Party meeting in China to retire some aged leaders

BEIJING — BEIJING -- The Chinese Communist Party's national congress, which opens here today, will put out to pasture many of China's old-guard, conservative revolutionaries by abolishing a key advisory body for retired leaders.

During its six-day meeting, the congress will change the party's charter in order to eliminate its Central Advisory Commission, a congress spokesman, Liu Chongde, announced yesterday.


The commission -- composed of about 200 members, many well into their 80s -- was created 10 years ago by Chinese patriarch Deng Xiaoping as a way to gracefully move many other elderly party leaders out of the political limelight. Mr. Deng, 88, was its first leader.

But since 1987, the body has been led by another senior party leader, Chen Yun, 87, an advocate of Soviet-style central planning. Though believed to be seriously ill, Mr. Chen has actively opposed the rapid pace of Mr. Deng's economic reforms.


In the wake of the 1989 Tiananmen Square massacre, Mr. Chen and other commission members aggressively reasserted their influence to lead a short-lived economic retrenchment here and a political crackdown that still is in force.

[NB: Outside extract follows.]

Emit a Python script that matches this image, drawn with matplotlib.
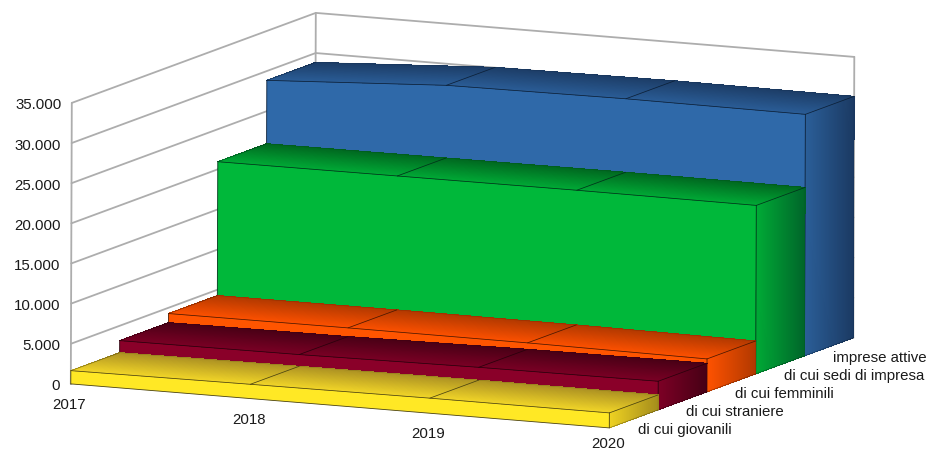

Abolishing the commission is in line with the anticipated tone of the party congress, which is expected to enshrine Mr. Deng's push toward liberalizing China's economy with market-oriented reforms and to move into power relatively younger reformists to carry out these reforms.

In statements yesterday, Mr. Liu, the congress spokesman, also implied that Mr. Deng himself might show up at the party congress -- which would be his first formal political appearance at a party function since the last party congress in 1987.

Mr. Deng retired from his last official party post in 1989, although he has retained the final say in Chinese politics to this day. He recently was rumored to have been hospitalized.

Despite ailments that have rendered him increasingly feeble, Mr. Deng emerged from seclusion early this year to tour southern Chinese boomtowns to kick off a public campaign for his market reforms and to limit the influence of conservatives.

That campaign largely succeeded in setting the reformist agenda for this week's congress, although conservatives still retain substantial power to launch a counterattack.